▶ **Problem description**
Everything from the first line of the data through the line with "0.120, 0.124, 0.131];" is to be echoed exactly, minus the pictures.

▶ **Available data**
>>>
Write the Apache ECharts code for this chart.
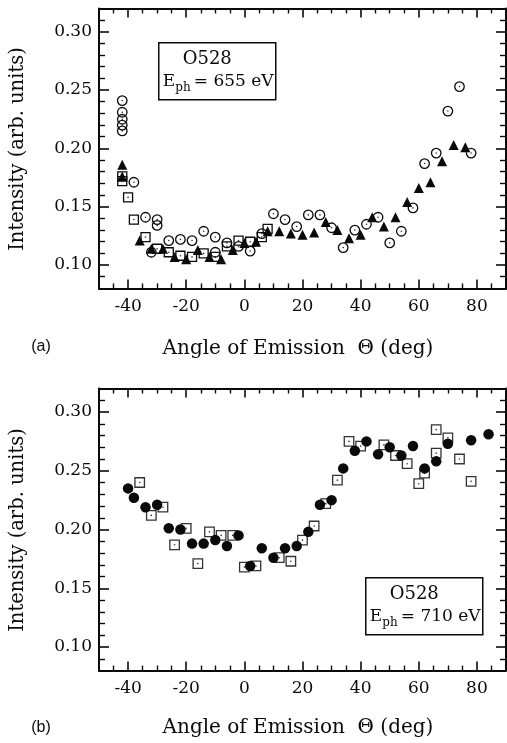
<!DOCTYPE html>
<html>
<head>
<meta charset="utf-8">
<script src="https://cdn.jsdelivr.net/npm/echarts@6/dist/echarts.min.js"></script>
<style>
html,body{margin:0;padding:0;background:#fff;}
#chart{width:507px;height:743px;}
</style>
</head>
<body>
<div id="chart"></div>
<script>
// ---- axis ticks ----
const xMajor = [-40, -20, 0, 20, 40, 60, 80];
const xMinor = [-45, -35, -30, -25, -15, -10, -5, 5, 10, 15, 25, 30, 35, 45, 50, 55, 65, 70, 75, 85];
const yMajor = [0.10, 0.15, 0.20, 0.25, 0.30];
const yMinor = [0.09, 0.11, 0.12, 0.13, 0.14, 0.16, 0.17, 0.18, 0.19, 0.21, 0.22, 0.23, 0.24, 0.26, 0.27, 0.28, 0.29, 0.31];

// ---- panel (a): E_ph = 655 eV ----
const aCircX = [-42, -42, -42, -42, -42, -38, -34, -32, -30, -30, -26, -22, -18, -14, -10, -10, -6, -2, 2, 6, 10, 14, 18, 22, 26, 30, 34, 38, 42, 46, 50, 54, 58, 62, 66, 70, 74, 78];
const aCircY = [0.241, 0.231, 0.225, 0.220, 0.215, 0.171, 0.141, 0.111, 0.139, 0.134, 0.121, 0.122, 0.121, 0.129, 0.124, 0.111, 0.119, 0.116, 0.112, 0.127, 0.144, 0.139, 0.133, 0.143, 0.143, 0.132, 0.115, 0.130, 0.135, 0.141, 0.119, 0.129, 0.149, 0.187, 0.196, 0.232, 0.253, 0.196];

const aTriX = [-42, -42, -36, -32, -28, -24, -20, -16, -12, -8, -4, 0, 4, 8, 12, 16, 20, 24, 28, 32, 36, 40, 44, 48, 52, 56, 60, 64, 68, 72, 76];
const aTriY = [0.186, 0.176, 0.121, 0.114, 0.114, 0.107, 0.105, 0.113, 0.107, 0.105, 0.113, 0.119, 0.120, 0.129, 0.129, 0.127, 0.126, 0.128, 0.137, 0.130, 0.123, 0.126, 0.141, 0.133, 0.141, 0.154, 0.166, 0.171, 0.189, 0.203, 0.201];

const aSqX = [-42, -42, -40, -38, -34, -30, -26, -22, -18, -14, -10, -6, -2, 2, 6, 8];
const aSqY = [0.176, 0.172, 0.158, 0.139, 0.124, 0.114, 0.111, 0.108, 0.107, 0.110, 0.107, 0.116, 0.121, 0.120, 0.124, 0.131];

// ---- panel (b): E_ph = 710 eV ----
const bDotX = [-40, -38, -34, -30, -26, -22, -18, -14, -10, -6, -2, 2, 6, 10, 14, 18, 22, 26, 30, 34, 38, 42, 46, 50, 54, 58, 62, 66, 70, 78, 84];
const bDotY = [0.235, 0.227, 0.219, 0.221, 0.201, 0.200, 0.188, 0.188, 0.191, 0.186, 0.195, 0.169, 0.184, 0.176, 0.184, 0.186, 0.198, 0.221, 0.225, 0.252, 0.267, 0.275, 0.264, 0.270, 0.263, 0.271, 0.252, 0.258, 0.273, 0.276, 0.281];

const bSqX = [-36, -32, -28, -24, -20, -16, -12, -8, -4, 0, 4, 12, 16, 20, 24, 28, 32, 36, 40, 48, 52, 56, 60, 62, 66, 66, 70, 74, 78];
const bSqY = [0.240, 0.212, 0.219, 0.187, 0.201, 0.171, 0.198, 0.195, 0.195, 0.168, 0.169, 0.176, 0.173, 0.191, 0.203, 0.222, 0.242, 0.275, 0.271, 0.272, 0.263, 0.256, 0.239, 0.248, 0.285, 0.265, 0.278, 0.260, 0.241];

// ---- styling ----
const ink = '#0a0a0a';
const serif = "'DejaVu Serif', serif";
const sans = "'Liberation Sans', Arial, sans-serif";
const xMin = -50, xMax = 90, yMin = 0.08, yMax = 0.32;

const zip = (xs, ys) => xs.map((x, i) => [x, ys[i]]);

function xAxesFor(gridIndex) {
  const base = {
    gridIndex, type: 'value', min: xMin, max: xMax,
    splitLine: { show: false },
    axisLine: { show: false, onZero: false },
    axisLabel: { show: false },
    axisTick: { show: false }
  };
  const line = { show: true, onZero: false, lineStyle: { color: ink, width: 2 } };
  const major = { show: true, inside: true, length: 9, customValues: xMajor, lineStyle: { color: ink, width: 1.6 } };
  const minor = { show: true, inside: true, length: 5, customValues: xMinor, lineStyle: { color: ink, width: 1.4 } };
  return [
    Object.assign({}, base, {
      position: 'bottom', axisLine: line, axisTick: major,
      axisLabel: { show: true, customValues: xMajor, margin: 10, color: ink, fontFamily: serif, fontSize: 17 }
    }),
    Object.assign({}, base, { position: 'bottom', axisTick: minor }),
    Object.assign({}, base, { position: 'top', axisLine: line, axisTick: major }),
    Object.assign({}, base, { position: 'top', axisTick: minor })
  ];
}

function yAxesFor(gridIndex) {
  const base = {
    gridIndex, type: 'value', min: yMin, max: yMax,
    splitLine: { show: false },
    axisLine: { show: false, onZero: false },
    axisLabel: { show: false },
    axisTick: { show: false }
  };
  const line = { show: true, onZero: false, lineStyle: { color: ink, width: 2 } };
  const major = { show: true, inside: true, length: 10, customValues: yMajor, lineStyle: { color: ink, width: 1.6 } };
  const minor = { show: true, inside: true, length: 6, customValues: yMinor, lineStyle: { color: ink, width: 1.4 } };
  return [
    Object.assign({}, base, {
      position: 'left', axisLine: line, axisTick: major,
      axisLabel: { show: true, customValues: yMajor, margin: 7, color: ink, fontFamily: serif, fontSize: 17,
                   formatter: v => v.toFixed(2) }
    }),
    Object.assign({}, base, { position: 'left', axisTick: minor }),
    Object.assign({}, base, { position: 'right', axisLine: line, axisTick: major }),
    Object.assign({}, base, { position: 'right', axisTick: minor })
  ];
}

const openStyle = { color: 'rgba(0,0,0,0)', borderColor: ink, borderWidth: 1.3, opacity: 1 };

function scatter(grid, data, symbol, size, itemStyle, z) {
  return {
    type: 'scatter', xAxisIndex: grid * 4, yAxisIndex: grid * 4,
    data, symbol, symbolSize: size, itemStyle, z: z || 2,
    silent: true, animation: false
  };
}
// tiny centre dot drawn inside the open symbols
function centreDots(grid, data) {
  return scatter(grid, data, 'circle', 1.6, { color: '#333', opacity: 1 }, 3);
}

const series = [
  scatter(0, zip(aSqX, aSqY), 'rect', 9, openStyle),
  centreDots(0, zip(aSqX, aSqY)),
  scatter(0, zip(aTriX, aTriY), 'triangle', 10, { color: ink, opacity: 1 }, 4),
  scatter(0, zip(aCircX, aCircY), 'circle', 9.5, openStyle, 5),
  centreDots(0, zip(aCircX, aCircY)),
  scatter(1, zip(bSqX, bSqY), 'rect', 9.5, { color: 'rgba(0,0,0,0)', borderColor: '#333', borderWidth: 1.3, opacity: 1 }),
  centreDots(1, zip(bSqX, bSqY)),
  scatter(1, zip(bDotX, bDotY), 'circle', 10.5, { color: ink, opacity: 1 }, 4)
];

// label box with the core level and photon energy
function infoBox(left, top, energy) {
  return {
    type: 'group', left: left, top: top,
    children: [
      { type: 'rect', shape: { x: 0, y: 0, width: 117, height: 57 },
        style: { fill: '#fff', stroke: ink, lineWidth: 1.5 } },
      { type: 'text', x: 48.5, y: 17,
        style: { text: 'O528', font: '18px ' + serif, fill: ink, align: 'center', verticalAlign: 'middle' } },
      { type: 'text', x: 4, y: 38.5,
        style: { text: 'E', font: '17px ' + serif, fill: ink, align: 'left', verticalAlign: 'middle' } },
      { type: 'text', x: 16.5, y: 45.5,
        style: { text: 'ph', font: '12px ' + serif, fill: ink, align: 'left', verticalAlign: 'middle' } },
      { type: 'text', x: 35, y: 38.5,
        style: { text: '= ' + energy, font: '17px ' + serif, fill: ink, align: 'left', verticalAlign: 'middle' } }
    ]
  };
}

function caption(x, y, text, font, rotation) {
  return {
    type: 'text', x: x, y: y, rotation: rotation || 0,
    style: { text: text, font: font, fill: ink, align: 'center', verticalAlign: 'middle' }
  };
}

const chart = echarts.init(document.getElementById('chart'), null, { renderer: 'canvas' });
chart.setOption({
  animation: false,
  backgroundColor: '#fff',
  grid: [
    { left: 99, top: 8.4, width: 407, height: 280, containLabel: false },
    { left: 99, top: 388.5, width: 407, height: 282, containLabel: false }
  ],
  xAxis: xAxesFor(0).concat(xAxesFor(1)),
  yAxis: yAxesFor(0).concat(yAxesFor(1)),
  series: series,
  graphic: [
    infoBox(158, 42, '655 eV'),
    infoBox(365, 577, '710 eV'),
    caption(18, 149, 'Intensity (arb. units)', '19.5px ' + serif, Math.PI / 2),
    caption(18, 530, 'Intensity (arb. units)', '19.5px ' + serif, Math.PI / 2),
    caption(298, 349, 'Angle of Emission  \u0398 (deg)', '20px ' + serif),
    caption(298, 728, 'Angle of Emission  \u0398 (deg)', '20px ' + serif),
    caption(41, 347, '(a)', '16px ' + sans),
    caption(41, 728, '(b)', '16px ' + sans)
  ]
});
</script>
</body>
</html>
<<<
▶ **Answer**
Write the Apache ECharts code for this chart.
<!DOCTYPE html>
<html>
<head>
<meta charset="utf-8">
<script src="https://cdn.jsdelivr.net/npm/echarts@6/dist/echarts.min.js"></script>
<style>
html,body{margin:0;padding:0;background:#fff;}
#chart{width:507px;height:743px;}
</style>
</head>
<body>
<div id="chart"></div>
<script>
// ---- axis ticks ----
const xMajor = [-40, -20, 0, 20, 40, 60, 80];
const xMinor = [-45, -35, -30, -25, -15, -10, -5, 5, 10, 15, 25, 30, 35, 45, 50, 55, 65, 70, 75, 85];
const yMajor = [0.10, 0.15, 0.20, 0.25, 0.30];
const yMinor = [0.09, 0.11, 0.12, 0.13, 0.14, 0.16, 0.17, 0.18, 0.19, 0.21, 0.22, 0.23, 0.24, 0.26, 0.27, 0.28, 0.29, 0.31];

// ---- panel (a): E_ph = 655 eV ----
const aCircX = [-42, -42, -42, -42, -42, -38, -34, -32, -30, -30, -26, -22, -18, -14, -10, -10, -6, -2, 2, 6, 10, 14, 18, 22, 26, 30, 34, 38, 42, 46, 50, 54, 58, 62, 66, 70, 74, 78];
const aCircY = [0.241, 0.231, 0.225, 0.220, 0.215, 0.171, 0.141, 0.111, 0.139, 0.134, 0.121, 0.122, 0.121, 0.129, 0.124, 0.111, 0.119, 0.116, 0.112, 0.127, 0.144, 0.139, 0.133, 0.143, 0.143, 0.132, 0.115, 0.130, 0.135, 0.141, 0.119, 0.129, 0.149, 0.187, 0.196, 0.232, 0.253, 0.196];

const aTriX = [-42, -42, -36, -32, -28, -24, -20, -16, -12, -8, -4, 0, 4, 8, 12, 16, 20, 24, 28, 32, 36, 40, 44, 48, 52, 56, 60, 64, 68, 72, 76];
const aTriY = [0.186, 0.176, 0.121, 0.114, 0.114, 0.107, 0.105, 0.113, 0.107, 0.105, 0.113, 0.119, 0.120, 0.129, 0.129, 0.127, 0.126, 0.128, 0.137, 0.130, 0.123, 0.126, 0.141, 0.133, 0.141, 0.154, 0.166, 0.171, 0.189, 0.203, 0.201];

const aSqX = [-42, -42, -40, -38, -34, -30, -26, -22, -18, -14, -10, -6, -2, 2, 6, 8];
const aSqY = [0.176, 0.172, 0.158, 0.139, 0.124, 0.114, 0.111, 0.108, 0.107, 0.110, 0.107, 0.116, 0.121, 0.120, 0.124, 0.131];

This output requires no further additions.